To take this a little further, any society can manage and exist with a handful of thieves and wrongdoers in its official law enforcement ranks. But none can survive intact, or with any semblance of order and civility, when the people recruited and employed to counter crime are themselves perpetrators of one felony after another with numbing frequency. And, even as this is articulated, it must be understood and appreciated that these are only the ones that stumbled and ended up exposing and trapping themselves. In other words, there is the high probability that the iceberg-in its vastness and depth-is still to be revealed, maybe even contemplated at some levels in this nation.
So, when this paper learns of anticrime strategy, it is interested, but it is also guarded.
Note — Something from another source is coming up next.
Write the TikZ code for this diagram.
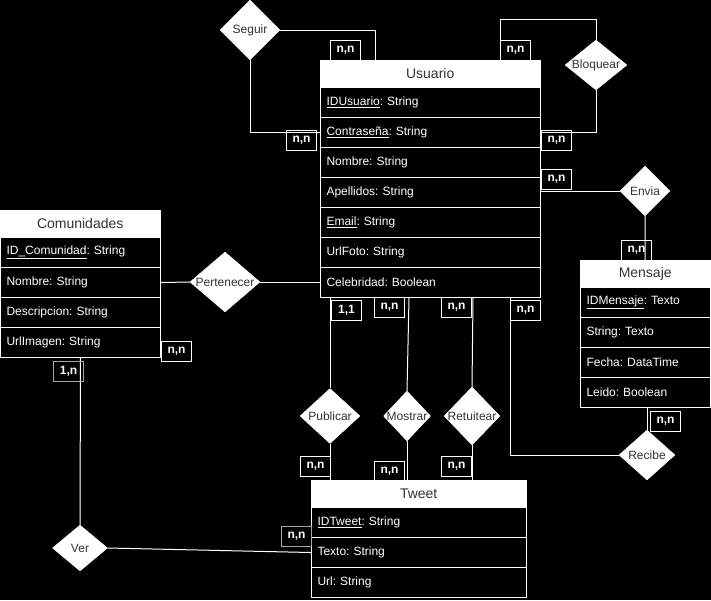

It is guarded (not skeptical) because, when all the blueprints and grand designs have been sketched and completed, they still have to be implemented and given life by human hands and human hearts. What kind can those strategies encounter, if not what is there? What is lurking within the ranks of the Joint Services, with particular emphasis on the Guyana Police Force, if not to attack and fleece (even maim or kill) the unwary and the vulnerable?
After all, like constitutions, policies, and procedures, they look good on paper, they ring resonantly when given voice, but it is men and women, who give them the warmth of life. Men and women of proven prowess, of a certain kind of character and patriotic outlook, who stand committed to deliver and do so constantly.
We laud any anticrime strategy, as we ask: where are the people?